Выходило из рассказа его так: отстали они от колонны, не особо далеко и уехав. Астахов шел замыкающим, и увидел, как выкатился на обочину Васильев. Как ни колдовал с мотором шоферский консилиум, надолго его не хватило, машина заглохла и встала. За старшего там Южнов был, командир госпитального взвода. Он все за имущество переживал, упихал его в те машины, что порезвее, а сам замешкался. И остались с ним Ермолаев да пять девчат-санитарок. В замыкающей машине ничего особо ценного, палатки в основном. Из личного состава — санитары, да двое из команды выздоравливающих. За старшего с ними — Астахов. Когда у первой машины мотор обрезал, он приказал шоферу остановиться. Решили, если за короткое время не починят, перекидать весь ценный инвентарь в кузов и санитарную машину бросить. Но не успели.
— Сразу надо было… бросать. Ляд их знает, откуда взялись. Мотоциклисты. Много, машин с десяток. Только моторы услыхал, сразу «Немцы!», выстрел из нагана и очереди. Убитый шофер на меня, оба в кювете. Починились…
— А оружие?
На заострившихся скулах Астахова перекатились желваки:
— В кабине осталось. Пистолет я отцепил, под сиденье сунул, мешался, — Астахов аж зашипел, как от боли, — И водитель карабин оставил. Думали ведь, дорога наша. Ермолаев только с наганом, потому, что по форме положено, допек-таки его Денисенко… Один раз стрельнуть успел. Первым и уложили. Не попал. Он ведь все спрашивал, помнишь? Зачем мол стрельбы. Руку портить только. Его — первым, а там и остальных. Посоветовались о чем-то, да и скомандовали “Фойер”. Всех. Машины подожгли. И укатили.
Он замолчал. На лбу блестела испарина. Ясно, что эта исповедь была для Астахова тяжелее любого ранения.
— Я старший… был! Должен был я…
— Будь у тебя оружие, ты бы с ними и остался.
— Боевое охранение я должен был выставить, если уж машину спасал. Я старший… Был. Стою как дурак, смотрю, что там с мотором. Нашел кино. Досмотрелся. Бросать надо было. Сразу бросать. Людей в кузов, барахло в кювет, ту машину поджечь и по газам. Мог бы догадаться — дорога пустая. Ни регулировщиков, ни беженцев даже. Пара повозок брошенных попалась… и все.
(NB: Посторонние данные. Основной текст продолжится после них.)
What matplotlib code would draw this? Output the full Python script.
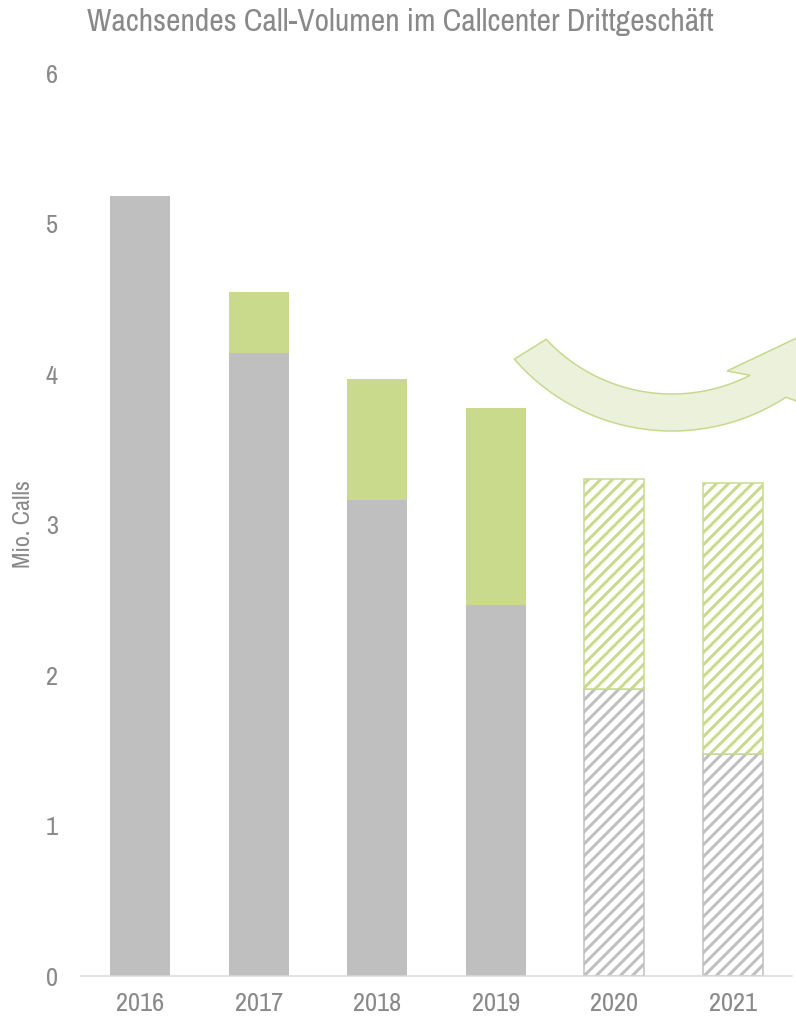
import numpy as np
import matplotlib
matplotlib.use("Agg")
import matplotlib.pyplot as plt
from matplotlib.patches import Polygon
from matplotlib import transforms

# ---- data ----
years = ["2016", "2017", "2018", "2019", "2020", "2021"]
base_calls = [5.18, 4.14, 3.16, 2.465, 1.905, 1.475]
extra_calls = [0.0, 0.405, 0.81, 1.31, 1.40, 1.80]
forecast = [False, False, False, False, True, True]
y_ticks = [0, 1, 2, 3, 4, 5, 6]
title = "Wachsendes Call-Volumen im Callcenter Drittgeschäft"
y_label = "Mio. Calls"

GRAY = "#bfbfbf"
GREEN = "#c9da8c"
TEXT = "#898989"
FONT = ["Archivo Narrow", "DejaVu Sans"]

plt.rcParams["font.family"] = FONT
plt.rcParams["hatch.linewidth"] = 3.0

W, H, DPI = 796, 1020, 72
fig = plt.figure(figsize=(W / DPI, H / DPI), dpi=DPI)
ax = fig.add_axes([81 / W, 1 - 976 / H, (792 - 81) / W, (976 - 73) / H])

x = np.arange(len(years))
bw = 0.51
for i in range(len(years)):
    if forecast[i]:
        ax.bar(x[i], base_calls[i], bw, color="white", edgecolor=GRAY,
               hatch="//", linewidth=1.5, zorder=2)
        ax.bar(x[i], extra_calls[i], bw, bottom=base_calls[i], color="white",
               edgecolor=GREEN, hatch="//", linewidth=1.5, zorder=2)
    else:
        ax.bar(x[i], base_calls[i], bw, color=GRAY, linewidth=0, zorder=2)
        if extra_calls[i] > 0:
            ax.bar(x[i], extra_calls[i], bw, bottom=base_calls[i], color=GREEN,
                   linewidth=0, zorder=2)

ax.set_xlim(-0.5, len(years) - 0.5)
ax.set_ylim(0, 6)
ax.set_xticks(x)
ax.set_xticklabels(years)
ax.set_yticks(y_ticks)
ax.tick_params(axis="both", length=0, labelsize=26.5, labelcolor=TEXT)
ax.tick_params(axis="y", pad=23)
ax.tick_params(axis="x", pad=16)
for s in ["top", "right", "left"]:
    ax.spines[s].set_visible(False)
ax.spines["bottom"].set_color("#d9d9d9")
ax.spines["bottom"].set_linewidth(1.5)
ax.set_ylabel(y_label, fontsize=24, color=TEXT, labelpad=12)
ax.patch.set_alpha(0)

fig.text(400 / W, 1 - 22 / H, title, ha="center", va="center",
         fontsize=31.5, color=TEXT)

# ---- decorative curved arrow (pixel space, y from top) ----
cx, cy = 672, 222
r_in, r_out = 172, 209
a_in = np.radians(np.linspace(137, 63, 60))
a_out = np.radians(np.linspace(57, 139, 60))
inner = np.column_stack([cx + r_in * np.cos(a_in), cy + r_in * np.sin(a_in)])
outer = np.column_stack([cx + r_out * np.cos(a_out), cy + r_out * np.sin(a_out)])
head = np.array([[727, 371], [803, 335], [828, 412]])
pts = np.vstack([inner, head, outer])
to_fig = transforms.Affine2D().scale(1 / W, -1 / H).translate(0, 1) + fig.transFigure
arrow = Polygon(pts, closed=True, facecolor="#ebf1da", edgecolor="#c5d98c",
                linewidth=1.5, transform=to_fig, zorder=5)
fig.add_artist(arrow)

fig.savefig("out.png", dpi=DPI)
Он замолчал, стискивая в кулаках одеяло. Потом собрался силами и заговорил снова.
— До ночи пролежал у машин. От кузова угли сыпятся, дождь, сыро… А мне все кажется, что они в крови шипят. Ночью встал и пошел к фронту. Прибился к своим, проскочили. На проверке всего ждал. Что под трибунал меня и в расход. Не рыпнулся бы. А мне только и сказали, ваши мол в “Шампаньстрое”, топай туда. Пришел, — в глазах его стояла мутная черная тоска, — Имена ведь… не все знал. Какие помню те… Южнов наш, Ермолаев, шоферы — Демченко мой и Васильев. Калиниченко. Все мечтал водить выучиться. А остальных… и девочек… девочек наших. Одна кругленькая, в перевязочной работала, Мухина. И та, что пела хорошо. Ее все просили… Галя, фамилии не помню. И все. Остальных… Не… не утешай меня, Алексей Петрович. Мог я сделать правильно… мог неправильно. А не сделал… ничего. Знаю, у каждого врача свое кладбище. Но на моем теперь — еще и они.
— Понимаю про кладбище. Но, знаешь, Игорь, самая большая ошибка хирурга — корить себя, что он не Господь бог, — Огнев помолчал. — И еще. Кроме кладбища, у каждого врача есть дети. Это те, кого он от смерти спас. Вот где теперь наша с тобой задача — чтобы их было больше, чем могил на кладбище. Хотя бы раз в сто. А где мы фатально ошиблись — там мы уже ошиблись и уже фатально. Помнить — обязательно. Скрести себя — только руки себе вязать.